Já são três os milionários que se suicidaram
Política

Já são três os milionários que se suicidaram


O suicida bilionário

Desde os anos 30, acadêmicos estudam a conexão
entre crises financeiras e suicídios. A morte de
Adolf Merckle, o 94º homem mais rico do mundo,
só aprofunda o desafio


Benedito Sverberi

Fotos Reuters e Daniel Maurer/AP


FIM DA LINHA
Merckle e o trem em Ulm, no sul da Alemanha: dívidas de 20 bilhões de dólares

Relatos coloridos da "quinta-feira negra", como ficou conhecido o crash da bolsa em 24 de outubro de 1929, deram início à fábula segundo a qual investidores falidos saltavam às dezenas de arranha-céus. O próprio Winston Churchill contribuiu para o mito. O então futuro primeiro-ministro britânico, que se encontrava em Nova York no momento da quebradeira geral, disse no Daily Telegraph, em dezembro de 1929, que viu um homem se jogar do 15º andar. "O pobre coitado se espatifou em pedacinhos", relatou. Na verdade, apesar da miríade de relatos impressionistas, somente dois investidores se mataram em Wall Street nos últimos meses de 1929. Os estudiosos identificaram apenas uma leve alta no número de suicídios entre 1930 e 1931. Apesar da falta de corroboração estatística, uma possível conexão entre crise econômica e suicídio sempre vem à baila quando as bolsas despencam. E ganha força quando acompanhada de suicídios de investidores notórios.

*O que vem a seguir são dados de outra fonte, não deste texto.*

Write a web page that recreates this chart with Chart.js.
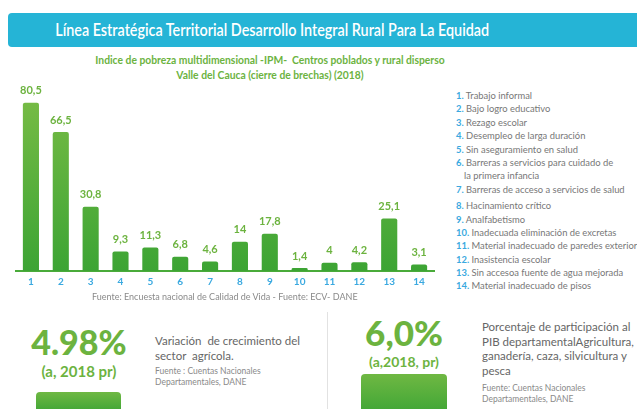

Na terça-feira passada, o empresário alemão Adolf Merckle, de 74 anos, dono de um conglomerado com faturamento anual de 40 bilhões de dólares, foi encontrado morto ao lado de uma linha de trem na cidade de Ulm, no sul da Alemanha. Ele era o 94º homem mais rico do mundo, segundo o ranking da revista Forbes. Em um breve comunicado divulgado à imprensa, a família informou tratar-se de um suicídio motivado por dificuldades financeiras. Merckle teria se jogado na frente do trem. Nos últimos meses de 2008, o alemão tentou obter um empréstimo emergencial de 540 milhões de dólares para cobrir as perdas milionárias causadas por operações malfeitas no mercado de capitais. O grupo que ele presidia, que reúne fábricas de cimento e remédios, apostara na queda das ações da Volkswagen. Mas os papéis da montadora alemã dispararam mais de 200% no fim de outubro. Ironicamente, dois dias após o falecimento de Merckle, a transação com os bancos foi aprovada, pavimentando a re-estruturação de suas empresas.

O suicídio de Merckle foi o segundo a ser diretamente relacionado à crise econômica desde a quebra do banco de investimentos americano Lehman Brothers, em setembro. No dia 23 de dezembro, o investidor francês Thierry Magon de la Villehuchet, de 65 anos, foi encontrado morto em Nova York, com os pulsos cortados e comprimidos a seu lado. La Villehuchet administrava o fundo Access International Advisors, que havia perdido 1,5 bilhão de dólares na pirâmide financeira construída pelo financista Bernard L. Madoff. Diante do agravamento da crise, a diretora-geral da Organização Mundial de Saúde (OMS), Margaret Chan, alertou para o impacto psicológico do problema. "Existem evidências claras de que o suicídio está relacionado a desastres financeiros", afirmou. O professor da Faculdade de Psicologia da PUC-SP Ari Rehfeld explica que o tipo de transtorno sentido por quem já tem muito dinheiro e influência possui um diferencial. Segundo ele, os prejuízos financeiros em si não são a causa preponderante dos suicídios nesse caso. O problema maior seriam a perda de status e a rejeição dos pares. "Os investidores ficam presos no passado, e, se não elaboram a perda, torna-se difícil encarar os desafios que vêm pela frente."